Yum is great, but do you trust them?

Bevan C. Bennett bevan at fulcrummicro.com
Wed Feb 11 00:56:36 UTC 2004


Dan Stoner wrote:

> I think yum is a great tool for easing the install and update of
> packages.  However, I'm a little concerned about the security of getting
> patches this way, especially with the recommendations of changing the
> yum.conf to include servers that are "closer."
> 
> Would anyone do this on a server?

Absolutely.

 > Would you trust the core repository more than the mirrors?

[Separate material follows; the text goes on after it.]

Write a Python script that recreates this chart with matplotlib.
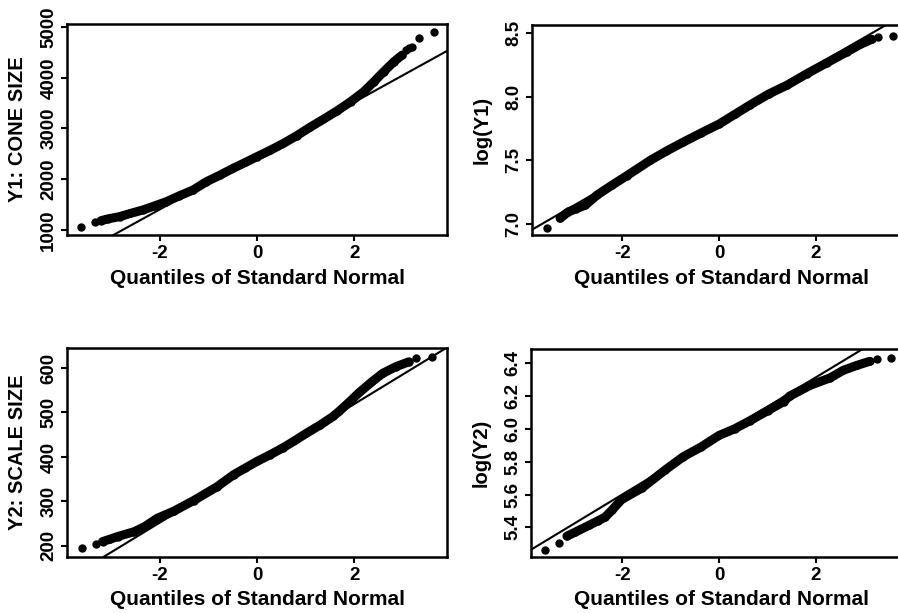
import numpy as np
import matplotlib.pyplot as plt

# ---------------- data ----------------
# theoretical quantiles (x) and ordered sample values (y)
q_cone = [-3.61, -3.32, -3.20, -3.05, -2.82, -2.60, -2.34, -2.10, -1.86, -1.60,
          -1.31, -1.04, -0.76, -0.49, -0.24, 0.00, 0.27, 0.54, 0.82, 1.09,
          1.36, 1.64, 1.92, 2.19, 2.40, 2.60, 2.81, 2.98, 3.06, 3.12, 3.18,
          3.33, 3.63]
y_cone = [1065, 1152, 1183, 1220, 1262, 1325, 1394, 1475, 1557, 1670,
          1788, 1950, 2080, 2215, 2330, 2444, 2570, 2705, 2860, 3025,
          3180, 3345, 3527, 3724, 3922, 4119, 4316, 4448, 4540, 4580, 4610,
          4788, 4906]

q_logcone = [-3.55, -3.28, -3.11, -2.95, -2.76, -2.52, -2.21, -1.90, -1.42, -1.10,
             -0.74, -0.37, 0.00, 0.32, 0.64, 1.02, 1.40, 1.81, 2.22, 2.63,
             2.91, 3.15, 3.28, 3.58]
y_logcone = [6.966, 7.045, 7.096, 7.120, 7.148, 7.227, 7.305, 7.380, 7.500, 7.570,
             7.643, 7.715, 7.785, 7.860, 7.935, 8.020, 8.090, 8.180, 8.265, 8.350,
             8.410, 8.450, 8.470, 8.475]

q_scale = [-3.60, -3.31, -3.17, -3.02, -2.86, -2.52, -2.31, -2.05, -1.71, -1.30,
           -0.82, -0.48, -0.24, 0.00, 0.27, 0.54, 0.78, 1.01, 1.30, 1.56,
           1.69, 1.90, 2.10, 2.37, 2.58, 2.85, 3.12, 3.27, 3.60]
y_scale = [195, 204.5, 209.7, 215, 221, 232, 243, 262, 278, 302,
           333, 360, 375, 390, 405, 421, 437, 453, 472, 491,
           503, 524, 545, 570, 588, 603, 614, 622, 625]

q_logscale = [-3.59, -3.30, -3.14, -2.97, -2.69, -2.50, -2.35, -2.21, -2.01, -1.59,
              -1.11, -0.74, -0.37, 0.00, 0.32, 0.64, 1.00, 1.33, 1.46, 1.88,
              2.29, 2.56, 2.84, 3.11, 3.25, 3.54]
y_logscale = [5.265, 5.306, 5.347, 5.371, 5.412, 5.440, 5.463, 5.505, 5.570, 5.640,
              5.750, 5.830, 5.890, 5.960, 6.000, 6.050, 6.110, 6.165, 6.200, 6.265,
              6.310, 6.356, 6.386, 6.411, 6.423, 6.434]

# reference lines (intercept, slope)
line_cone = (2462, 530)
line_logcone = (7.805, 0.220)
line_scale = (385.6, 66.8)
line_logscale = (5.957, 0.1785)

yticks_cone = [1000, 2000, 3000, 4000, 5000]
yticks_logcone = [7.0, 7.5, 8.0, 8.5]
yticks_scale = [200, 300, 400, 500, 600]
yticks_logscale = [5.4, 5.6, 5.8, 6.0, 6.2, 6.4]

# ---------------- drawing ----------------
plt.rcParams['font.family'] = ['Liberation Sans', 'DejaVu Sans']
plt.rcParams['font.weight'] = 'bold'
plt.rcParams['axes.unicode_minus'] = False

W, H = 898, 613
fig = plt.figure(figsize=(W / 100, H / 100), dpi=100)


def add_ax(left, top, right, bottom):
    return fig.add_axes([left / W, 1 - bottom / H, (right - left) / W, (bottom - top) / H])


def qq_panel(ax, q, y, line, yticks, fmt, ylabel, xlim, ylim, band):
    lo, hi = band
    # dense middle of the sample: overlapping dots form a solid band
    ax.plot(q[lo:hi], y[lo:hi], '-', color='black', lw=6.5, solid_capstyle='round')
    ax.plot(q, y, 'o', color='black', ms=5)
    ax.axline((0, line[0]), slope=line[1], color='black', lw=1.5)
    ax.set_xlim(*xlim)
    ax.set_ylim(*ylim)
    ax.set_xticks([-2, 0, 2])
    ax.set_xticklabels(['-2', '0', '2'], fontsize=13.5, fontweight='bold')
    ax.set_yticks(yticks)
    ax.set_yticklabels([fmt.format(t) for t in yticks], fontsize=13.5, fontweight='bold')
    for lab in ax.get_yticklabels():
        lab.set_rotation(90)
        lab.set_va('center')
        lab.set_ha('right')
    ax.tick_params(direction='out', length=4, width=1.5, pad=3)
    for sp in ax.spines.values():
        sp.set_linewidth(1.8)
    ax.text(0.5, -0.205, 'Quantiles of Standard Normal', transform=ax.transAxes,
            ha='center', va='center', fontsize=15, fontweight='bold')
    ax.text(-0.13, 0.5, ylabel, transform=ax.transAxes, rotation=90,
            ha='center', va='center', fontsize=14.5, fontweight='bold')


ax1 = add_ax(67, 24, 447, 235)
ax2 = add_ax(532, 25, 912, 235)
ax3 = add_ax(67, 348, 447, 557)
ax4 = add_ax(531, 349, 911, 557)

qq_panel(ax1, q_cone, y_cone, line_cone, yticks_cone, '{:.0f}', 'Y1: CONE SIZE',
         (-3.9, 3.9), (900, 5060), (2, 28))
qq_panel(ax2, q_logcone, y_logcone, line_logcone, yticks_logcone, '{:.1f}', 'log(Y1)',
         (-3.86, 3.98), (6.914, 8.5625), (1, 22))
qq_panel(ax3, q_scale, y_scale, line_scale, yticks_scale, '{:.0f}', 'Y2: SCALE SIZE',
         (-3.9, 3.9), (175, 645), (2, 27))
qq_panel(ax4, q_logscale, y_logscale, line_logscale, yticks_logscale, '{:.1f}', 'log(Y2)',
         (-3.88, 3.96), (5.22, 6.486), (2, 24))

fig.savefig('out.png', dpi=100)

Not neccessarily, although mirrors may lag behind by a few days.
As long as you require a good GPG signature, and are careful about 
installing keys you trust, you should be safe no matter where the 
package comes from.

> Am I crazy even for considering Fedora for a server installation?

Not at all.

> After installing Fedora Core 1 and running yum update, some of the
> package updates display "MD5 digest: BAD".  Apparently, these packages 
> did not have the expected checksums.  I believe they installed anyway.

That doesn't sound good. A bad md5 digest usually means a corrupt or 
incomplete download... not something you want installed. Are you sure 
they installed? My yum has been very good (even annoying at times) about 
not installing any package files that don't 'seem right'.

> My initial response was to freak out about this, but some other linux
> jockies I spoke with said "no, that's normal, I see that all the time.".

Tying this back to your earlier question, people seem to have a lot more 
incomplete or corrupt downloads when using the core repository. In this 
respect, I trust the mirrors -more- than the core.